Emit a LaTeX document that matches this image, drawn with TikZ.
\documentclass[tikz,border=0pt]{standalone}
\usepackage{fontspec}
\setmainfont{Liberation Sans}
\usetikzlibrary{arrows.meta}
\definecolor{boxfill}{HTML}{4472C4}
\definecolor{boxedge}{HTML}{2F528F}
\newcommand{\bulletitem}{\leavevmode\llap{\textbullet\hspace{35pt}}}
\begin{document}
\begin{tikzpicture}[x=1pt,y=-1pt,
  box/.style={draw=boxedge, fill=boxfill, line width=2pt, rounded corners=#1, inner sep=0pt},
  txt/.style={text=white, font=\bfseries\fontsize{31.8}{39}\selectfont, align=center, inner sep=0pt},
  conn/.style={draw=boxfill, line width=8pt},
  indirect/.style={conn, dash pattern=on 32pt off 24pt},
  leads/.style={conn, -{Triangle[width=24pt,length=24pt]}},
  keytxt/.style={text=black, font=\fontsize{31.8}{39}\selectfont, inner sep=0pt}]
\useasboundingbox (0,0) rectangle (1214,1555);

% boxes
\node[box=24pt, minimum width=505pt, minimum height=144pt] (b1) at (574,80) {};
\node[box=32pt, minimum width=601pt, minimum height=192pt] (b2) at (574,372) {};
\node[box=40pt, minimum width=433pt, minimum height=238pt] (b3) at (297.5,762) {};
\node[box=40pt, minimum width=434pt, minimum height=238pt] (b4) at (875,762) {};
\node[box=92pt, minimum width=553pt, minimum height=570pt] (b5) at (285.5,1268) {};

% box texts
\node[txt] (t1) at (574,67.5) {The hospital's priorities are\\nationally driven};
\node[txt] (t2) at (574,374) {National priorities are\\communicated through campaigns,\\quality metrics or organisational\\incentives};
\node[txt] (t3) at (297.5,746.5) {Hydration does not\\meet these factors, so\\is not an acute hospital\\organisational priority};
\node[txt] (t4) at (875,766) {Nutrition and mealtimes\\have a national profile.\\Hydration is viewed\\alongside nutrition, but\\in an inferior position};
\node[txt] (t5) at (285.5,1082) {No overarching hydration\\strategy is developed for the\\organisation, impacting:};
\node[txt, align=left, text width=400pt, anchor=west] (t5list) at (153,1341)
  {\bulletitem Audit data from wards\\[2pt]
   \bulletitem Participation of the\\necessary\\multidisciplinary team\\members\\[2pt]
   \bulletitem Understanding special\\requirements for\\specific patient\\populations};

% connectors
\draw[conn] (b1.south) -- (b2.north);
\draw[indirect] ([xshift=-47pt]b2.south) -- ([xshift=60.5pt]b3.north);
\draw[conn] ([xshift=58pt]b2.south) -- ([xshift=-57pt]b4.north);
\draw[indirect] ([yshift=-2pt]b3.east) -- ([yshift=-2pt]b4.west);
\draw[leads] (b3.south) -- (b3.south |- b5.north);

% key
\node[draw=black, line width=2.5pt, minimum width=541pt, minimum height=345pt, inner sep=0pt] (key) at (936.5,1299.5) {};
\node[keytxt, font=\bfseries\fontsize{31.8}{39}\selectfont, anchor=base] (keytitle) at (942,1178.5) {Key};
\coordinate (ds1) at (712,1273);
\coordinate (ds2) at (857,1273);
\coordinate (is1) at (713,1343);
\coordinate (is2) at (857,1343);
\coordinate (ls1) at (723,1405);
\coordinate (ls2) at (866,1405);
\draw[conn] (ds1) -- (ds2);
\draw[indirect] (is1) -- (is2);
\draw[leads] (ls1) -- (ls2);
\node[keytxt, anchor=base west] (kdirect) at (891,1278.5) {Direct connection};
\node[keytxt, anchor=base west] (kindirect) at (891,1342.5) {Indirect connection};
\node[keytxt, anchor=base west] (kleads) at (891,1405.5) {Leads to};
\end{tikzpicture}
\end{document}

Short task
Extract, word for word, each line of the listing above.

Written reply
Emit a LaTeX document that matches this image, drawn with TikZ.
\documentclass[tikz,border=0pt]{standalone}
\usepackage{fontspec}
\setmainfont{Liberation Sans}
\usetikzlibrary{arrows.meta}
\definecolor{boxfill}{HTML}{4472C4}
\definecolor{boxedge}{HTML}{2F528F}
\newcommand{\bulletitem}{\leavevmode\llap{\textbullet\hspace{35pt}}}
\begin{document}
\begin{tikzpicture}[x=1pt,y=-1pt,
  box/.style={draw=boxedge, fill=boxfill, line width=2pt, rounded corners=#1, inner sep=0pt},
  txt/.style={text=white, font=\bfseries\fontsize{31.8}{39}\selectfont, align=center, inner sep=0pt},
  conn/.style={draw=boxfill, line width=8pt},
  indirect/.style={conn, dash pattern=on 32pt off 24pt},
  leads/.style={conn, -{Triangle[width=24pt,length=24pt]}},
  keytxt/.style={text=black, font=\fontsize{31.8}{39}\selectfont, inner sep=0pt}]
\useasboundingbox (0,0) rectangle (1214,1555);

% boxes
\node[box=24pt, minimum width=505pt, minimum height=144pt] (b1) at (574,80) {};
\node[box=32pt, minimum width=601pt, minimum height=192pt] (b2) at (574,372) {};
\node[box=40pt, minimum width=433pt, minimum height=238pt] (b3) at (297.5,762) {};
\node[box=40pt, minimum width=434pt, minimum height=238pt] (b4) at (875,762) {};
\node[box=92pt, minimum width=553pt, minimum height=570pt] (b5) at (285.5,1268) {};

% box texts
\node[txt] (t1) at (574,67.5) {The hospital's priorities are\\nationally driven};
\node[txt] (t2) at (574,374) {National priorities are\\communicated through campaigns,\\quality metrics or organisational\\incentives};
\node[txt] (t3) at (297.5,746.5) {Hydration does not\\meet these factors, so\\is not an acute hospital\\organisational priority};
\node[txt] (t4) at (875,766) {Nutrition and mealtimes\\have a national profile.\\Hydration is viewed\\alongside nutrition, but\\in an inferior position};
\node[txt] (t5) at (285.5,1082) {No overarching hydration\\strategy is developed for the\\organisation, impacting:};
\node[txt, align=left, text width=400pt, anchor=west] (t5list) at (153,1341)
  {\bulletitem Audit data from wards\\[2pt]
   \bulletitem Participation of the\\necessary\\multidisciplinary team\\members\\[2pt]
   \bulletitem Understanding special\\requirements for\\specific patient\\populations};

% connectors
\draw[conn] (b1.south) -- (b2.north);
\draw[indirect] ([xshift=-47pt]b2.south) -- ([xshift=60.5pt]b3.north);
\draw[conn] ([xshift=58pt]b2.south) -- ([xshift=-57pt]b4.north);
\draw[indirect] ([yshift=-2pt]b3.east) -- ([yshift=-2pt]b4.west);
\draw[leads] (b3.south) -- (b3.south |- b5.north);

% key
\node[draw=black, line width=2.5pt, minimum width=541pt, minimum height=345pt, inner sep=0pt] (key) at (936.5,1299.5) {};
\node[keytxt, font=\bfseries\fontsize{31.8}{39}\selectfont, anchor=base] (keytitle) at (942,1178.5) {Key};
\coordinate (ds1) at (712,1273);
\coordinate (ds2) at (857,1273);
\coordinate (is1) at (713,1343);
\coordinate (is2) at (857,1343);
\coordinate (ls1) at (723,1405);
\coordinate (ls2) at (866,1405);
\draw[conn] (ds1) -- (ds2);
\draw[indirect] (is1) -- (is2);
\draw[leads] (ls1) -- (ls2);
\node[keytxt, anchor=base west] (kdirect) at (891,1278.5) {Direct connection};
\node[keytxt, anchor=base west] (kindirect) at (891,1342.5) {Indirect connection};
\node[keytxt, anchor=base west] (kleads) at (891,1405.5) {Leads to};
\end{tikzpicture}
\end{document}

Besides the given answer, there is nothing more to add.